Calculator Inputs
Example Data Table
| Alpha | Power | Baseline Event Rate | Odds Ratio | Exposure Share | R Squared | Dropout | Approximate Sample |
|---|---|---|---|---|---|---|---|
| 0.05 | 0.80 | 0.20 | 1.75 | 0.50 | 0.10 | 10% | 349 |
| 0.025 | 0.90 | 0.15 | 2.00 | 0.40 | 0.15 | 15% | 456 |
| 0.10 | 0.80 | 0.30 | 1.50 | 0.60 | 0.05 | 5% | 418 |
Formula Used
This calculator uses a Wald style approximation for one-sided logistic regression planning.
p1 = OR × p0 / (1 - p0 + OR × p0)
p̄ = (1 - q)p0 + q p1
β = |ln(OR)|
N = (Z1-α + Zpower)² / [p̄(1 - p̄) × q(1 - q) × β²]
N adjusted = N / (1 - R²)
N final = max(dropout adjusted N, events per variable N)
Here, p0 is baseline event probability. OR is the target odds ratio. q is the exposure proportion. R squared is the estimated prediction overlap from other covariates.
How to Use This Calculator
- Enter the one-sided alpha level.
- Enter the desired statistical power.
- Add the baseline event probability for the reference group.
- Enter the target odds ratio you want to detect.
- Add the expected exposed proportion.
- Set covariate R squared when predictors are correlated.
- Enter predictor count and events per variable target.
- Add design effect, dropout, and safety multiplier.
- Press the calculate button.
- Download CSV or PDF results when needed.

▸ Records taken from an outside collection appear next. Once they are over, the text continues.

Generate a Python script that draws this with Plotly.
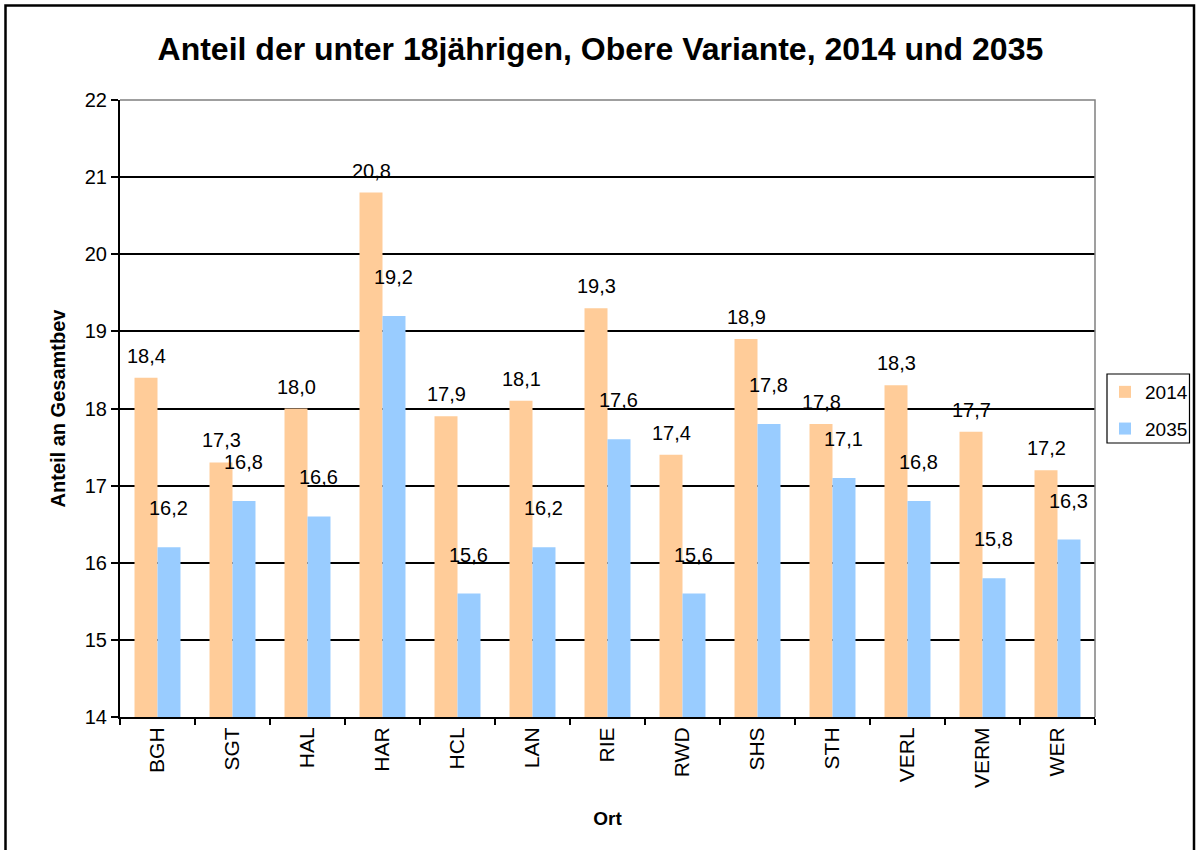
import plotly.graph_objects as go

# ---- data ----
categories = ["BGH", "SGT", "HAL", "HAR", "HCL", "LAN", "RIE", "RWD", "SHS", "STH", "VERL", "VERM", "WER"]
values_2014 = [18.4, 17.3, 18.0, 20.8, 17.9, 18.1, 19.3, 17.4, 18.9, 17.8, 18.3, 17.7, 17.2]
values_2035 = [16.2, 16.8, 16.6, 19.2, 15.6, 16.2, 17.6, 15.6, 17.8, 17.1, 16.8, 15.8, 16.3]
series_names = ["2014", "2035"]
y_ticks = [14, 15, 16, 17, 18, 19, 20, 21, 22]

# ---- style ----
FONT = "Arial, 'Liberation Sans', sans-serif"
COL_2014 = "#FFCC99"
COL_2035 = "#99CCFF"
W, H = 1196, 850
ML, MR, MT, MB = 120, 101, 100, 133
PW, PH = W - ML - MR, H - MT - MB
BARGAP = 0.387
cat_px = PW / len(categories)
bar_px = cat_px * (1 - BARGAP) / 2
label_lift = {"2014": 22, "2035": 39}

fig = go.Figure()
for name, vals, col in [(series_names[0], values_2014, COL_2014),
                        (series_names[1], values_2035, COL_2035)]:
    fig.add_trace(go.Bar(x=categories, y=vals, name=name, legendgroup=name,
                         marker=dict(color=col, line=dict(width=0))))

def fmt(v):
    return f"{v:.1f}".replace(".", ",")

annotations = []
for name, vals, sign in [(series_names[0], values_2014, -1), (series_names[1], values_2035, 1)]:
    for c, v in zip(categories, vals):
        annotations.append(dict(x=c, y=v, xref="x", yref="y", text=fmt(v),
                                showarrow=False, xshift=sign * bar_px / 2,
                                yshift=label_lift[name], yanchor="middle",
                                font=dict(family=FONT, size=20, color="black")))

def px_to_paper_x(px):
    return (px - ML) / PW

def px_to_paper_y(py):
    return (H - MB - py) / PH

shapes = [
    # plot-area gray border (top and right)
    dict(type="path", xref="paper", yref="paper",
         path="M 0,1 L 1,1 L 1,0", line=dict(color="#808080", width=1.5), layer="above"),
    # outer chart border
    dict(type="rect", xref="paper", yref="paper",
         x0=px_to_paper_x(5.5), x1=px_to_paper_x(1194),
         y0=px_to_paper_y(870), y1=px_to_paper_y(5.5),
         line=dict(color="black", width=2.5), fillcolor="rgba(0,0,0,0)"),
    # legend frame
    dict(type="rect", xref="paper", yref="paper",
         x0=px_to_paper_x(1107), x1=px_to_paper_x(1189.5),
         y0=px_to_paper_y(443), y1=px_to_paper_y(374),
         line=dict(color="black", width=1.2), fillcolor="white", layer="below"),
]

fig.update_layout(
    width=W, height=H, autosize=False,
    margin=dict(l=ML, r=MR, t=MT, b=MB, pad=0, autoexpand=False),
    paper_bgcolor="white", plot_bgcolor="white",
    font=dict(family=FONT, color="black", size=20),
    title=dict(text="<b>Anteil der unter 18jährigen, Obere Variante, 2014 und 2035</b>",
               x=0.502, xanchor="center", y=1 - 49 / H, yanchor="middle",
               font=dict(family=FONT, size=32, color="black")),
    barmode="group", bargap=BARGAP, bargroupgap=0,
    showlegend=True,
    legend=dict(x=px_to_paper_x(1105), y=px_to_paper_y(373), xanchor="left", yanchor="top",
                bgcolor="rgba(0,0,0,0)", borderwidth=0,
                font=dict(family=FONT, size=19, color="black"),
                itemwidth=30, traceorder="grouped", tracegroupgap=9),
    xaxis=dict(title=dict(text="<b>Ort</b>", font=dict(family=FONT, size=19), standoff=25),
               tickangle=-90, tickfont=dict(family=FONT, size=21),
               showline=True, linecolor="black", linewidth=2,
               ticks="outside", ticklen=6, tickcolor="black", tickwidth=2,
               tickson="boundaries", showgrid=False),
    yaxis=dict(title=dict(text="<b>Anteil an Gesamtbev</b>", font=dict(family=FONT, size=20), standoff=14),
               range=[y_ticks[0], y_ticks[-1]], tickvals=y_ticks,
               tickfont=dict(family=FONT, size=20),
               showline=True, linecolor="black", linewidth=2,
               ticks="outside", ticklen=7, tickcolor="black", tickwidth=2,
               showgrid=True, gridcolor="black", gridwidth=1.5, zeroline=False),
    annotations=annotations,
    shapes=shapes,
)

post = ("var gd=document.getElementById('{plot_id}');"
        "document.body.style.margin='0';document.body.style.padding='0';"
        "document.documentElement.style.overflow='hidden';document.body.style.overflow='hidden';"
        "Plotly.relayout(gd,{width:%d,height:%d});" % (W, H))
fig.write_html("out.html", config={"responsive": False, "displayModeBar": False}, post_script=post)
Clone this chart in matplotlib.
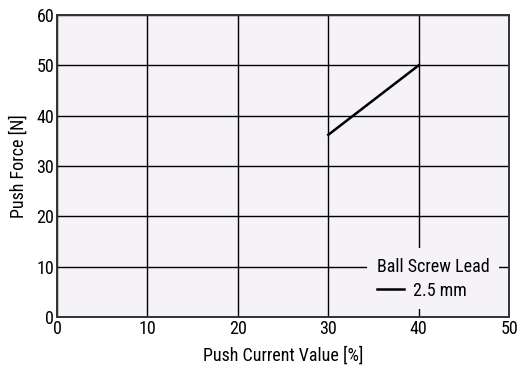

Planning One-Sided Logistic Regression Studies
Why Sample Size Matters
Logistic regression is used when the outcome has two states. Common outcomes include disease, failure, response, and approval. A one-sided test is used when the research question has direction. The study may only need evidence for an increase. It may only need evidence for a decrease. This choice must be made before data collection.
Inputs That Control Precision
The baseline event rate is very important. Rare outcomes need more observations. Very common outcomes can also reduce information. The target odds ratio also changes the sample sharply. A small effect needs a larger study. A strong effect needs fewer observations. Power controls the chance of detecting the planned effect. Alpha controls the one-sided false positive risk.
Covariates And Adjustment
Logistic models often include several predictors. These predictors may share information with each other. That overlap is represented by the R squared adjustment. A higher value increases the required sample size. This calculator also checks events per variable. That rule helps reduce unstable estimates. It is useful when the event rate is low.
Design And Dropout
Real studies may use clusters, repeated sites, or complex sampling. The design effect expands the calculated sample. Dropout also increases the starting recruitment target. A safety multiplier can add another conservative buffer. These options make the result more practical. They also help during protocol writing.
Reading The Result
The final sample is the largest required value. It compares power needs with events guidance. Expected events and non-events are also displayed. Exposed and unexposed counts help check feasibility. Treat the answer as a planning estimate. For final trials, confirm assumptions with a statistician.
FAQs
What is a one-sided logistic regression test?
It tests whether a predictor changes odds in one planned direction. The direction should be chosen before data collection. It is not suitable when either increase or decrease would be important.
What does the odds ratio mean?
The odds ratio compares event odds between groups or predictor levels. A value above one means higher odds. A value below one means lower odds.
Why is baseline event probability needed?
The event rate affects available information. Very rare or very common events provide less balance. That usually increases the needed sample size.
What is the exposure proportion?
It is the expected share of participants with the main predictor present. Balanced exposure near 0.50 often gives stronger information than very uneven exposure.
What does covariate R squared mean?
It represents how much the main predictor is explained by other covariates. More overlap reduces independent information. The calculator increases sample size when this value rises.
Why include events per variable?
Logistic regression needs enough outcome events for stable estimates. Events per variable gives a practical lower bound, especially when several predictors are planned.
Can I use this for continuous predictors?
This version is mainly arranged for binary exposure planning. For continuous predictors, use a suitable predictor variance and a coefficient based on the chosen unit change.
Is this a final clinical trial calculation?
It is a planning estimate. Final trial design may need simulations, interim rules, clustering details, missing data assumptions, and expert statistical review.